* Task details
Copy exactly the lines from the start of the material through the line with "import seaborn as sns". Pictures stay out of the copy.

* Recorded data
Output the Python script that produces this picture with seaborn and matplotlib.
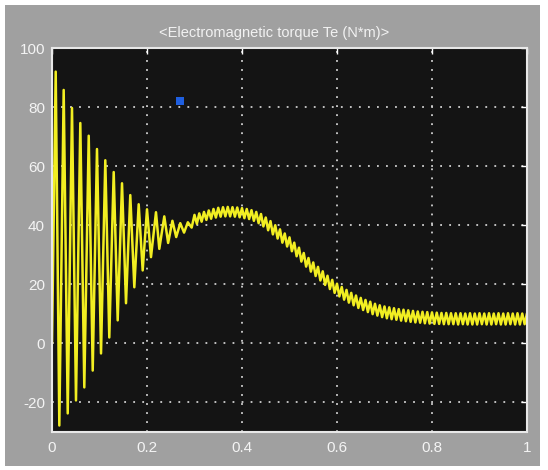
import numpy as np
import pandas as pd
import matplotlib
matplotlib.use('Agg')
import matplotlib.pyplot as plt
from matplotlib.patches import Rectangle
import seaborn as sns

t_start = [0.0, 0.0078, 0.0154, 0.0246, 0.0331, 0.0421, 0.0505, 0.0596, 0.068,
           0.0773, 0.0857, 0.0947, 0.1032, 0.1122, 0.1206, 0.1299, 0.1383,
           0.1474, 0.1558, 0.1648, 0.1733, 0.1825, 0.1909, 0.2000, 0.2084,
           0.2189, 0.2259, 0.2364, 0.2445, 0.2535, 0.2615, 0.2700, 0.2780,
           0.2860, 0.2940]
te_start = [0.0, 92.0, -27.8, 85.8, -23.7, 79.7, -19.3, 74.6, -14.9, 70.3,
            -9.2, 65.8, -3.4, 62.0, 2.0, 58.0, 7.8, 54.2, 13.6, 50.2, 19.0,
            47.1, 24.7, 45.4, 29.2, 44.4, 32.0, 43.0, 34.0, 41.5, 36.0, 40.7,
            37.5, 41.0, 39.2]

# Tramo con rizado (muestras cada 5 ms desde 0.30 s hasta 1.0 s)
t_ripple = np.round(np.linspace(0.30, 1.0, 141), 3)
te_ripple = [
    43.5, 40.5, 44.0, 41.2, 44.5, 41.8, 45.0, 42.2, 45.5, 42.6,
    45.9, 42.9, 46.1, 43.0, 46.2, 43.0, 46.1, 42.9, 46.0, 42.7,
    45.8, 42.4, 45.5, 42.1, 45.1, 41.5, 44.5, 40.7, 43.8, 39.6,
    42.6, 38.3, 41.4, 36.9, 40.0, 35.5, 38.6, 34.1, 37.2, 32.8,
    35.9, 31.2, 34.1, 29.5, 32.4, 27.7, 30.6, 26.0, 28.9, 24.3,
    27.4, 22.8, 25.9, 21.3, 24.4, 19.8, 22.9, 18.4, 21.5, 17.1,
    20.2, 15.9, 19.1, 14.8, 18.1, 13.8, 17.1, 12.9, 16.2, 12.0,
    15.4, 11.3, 14.7, 10.6, 14.1, 9.9, 13.4, 9.4, 12.9, 8.9,
    12.5, 8.5, 12.2, 8.2, 11.9, 8.0, 11.6, 7.7, 11.4, 7.5,
    11.2, 7.3, 11.0, 7.1, 10.8, 7.0, 10.7, 6.8, 10.6, 6.7,
    10.5,
    6.6, 10.4, 6.6, 10.3, 6.5, 10.3, 6.5, 10.2, 6.5, 10.2,
    6.4, 10.2, 6.5, 10.1, 6.4, 10.2, 6.4, 10.1, 6.4, 10.2,
    6.5, 10.1, 6.4, 10.2, 6.4, 10.1, 6.5, 10.2, 6.4, 10.1,
    6.4, 10.2, 6.5, 10.1, 6.4, 10.2, 6.4, 10.1, 6.5, 10.2,
]

# Marca azul del cursor
cursor_t = [0.269]
cursor_te = [82.0]

x_ticks = [0, 0.2, 0.4, 0.6, 0.8, 1]
x_labels = ['0', '0.2', '0.4', '0.6', '0.8', '1']
y_ticks = [-20, 0, 20, 40, 60, 80, 100]
y_labels = ['-20', '0', '20', '40', '60', '80', '100']
title = '<Electromagnetic torque Te (N*m)>'

df = pd.DataFrame({'t': np.concatenate([t_start, t_ripple]),
                   'Te': np.concatenate([te_start, te_ripple])})
df_cursor = pd.DataFrame({'t': cursor_t, 'Te': cursor_te})

sns.set_style('dark')
plt.rcParams['font.family'] = ['Liberation Sans', 'DejaVu Sans']

fig = plt.figure(figsize=(5.48, 4.70), dpi=100, facecolor='white')
fig.patches.append(Rectangle((5 / 548, 4 / 470), 535 / 548, 461 / 470,
                             transform=fig.transFigure, facecolor='#a0a0a0',
                             edgecolor='none', zorder=-10))
ax = fig.add_axes([52 / 548, 38 / 470, 475 / 548, 384 / 470])
ax.set_facecolor('#141414')

sns.lineplot(data=df, x='t', y='Te', ax=ax, color='#f2ee22', linewidth=1.8,
             estimator=None, sort=False)
sns.scatterplot(data=df_cursor, x='t', y='Te', ax=ax, marker='s', s=30,
                color='#1f5fe0', edgecolor='none', zorder=5)

ax.set_xlim(0, 1)
ax.set_ylim(-30, 100)
ax.set_xticks(x_ticks)
ax.set_xticklabels(x_labels)
ax.set_yticks(y_ticks)
ax.set_yticklabels(y_labels)
ax.set_xlabel('')
ax.set_ylabel('')

ax.grid(True, color='#d0d0d0', linestyle=(0, (1, 4)), linewidth=1.3)
ax.tick_params(axis='both', direction='in', length=4, width=1, color='white',
               labelcolor='#f4f4f4', labelsize=11, top=True, right=True)
ax.tick_params(axis='y', pad=5)
ax.tick_params(axis='x', pad=6.5)
for s in ax.spines.values():
    s.set_visible(True)
    s.set_color('#e8e8e8')
    s.set_linewidth(1.5)

fig.text(0.5, 1 - 33 / 470, title, ha='center', va='center',
         color='#f2f2f2', fontsize=10.5)

fig.savefig('out.png', dpi=100, facecolor=fig.get_facecolor())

* The answer
Output the Python script that produces this picture with seaborn and matplotlib.
import numpy as np
import pandas as pd
import matplotlib
matplotlib.use('Agg')
import matplotlib.pyplot as plt
from matplotlib.patches import Rectangle
import seaborn as sns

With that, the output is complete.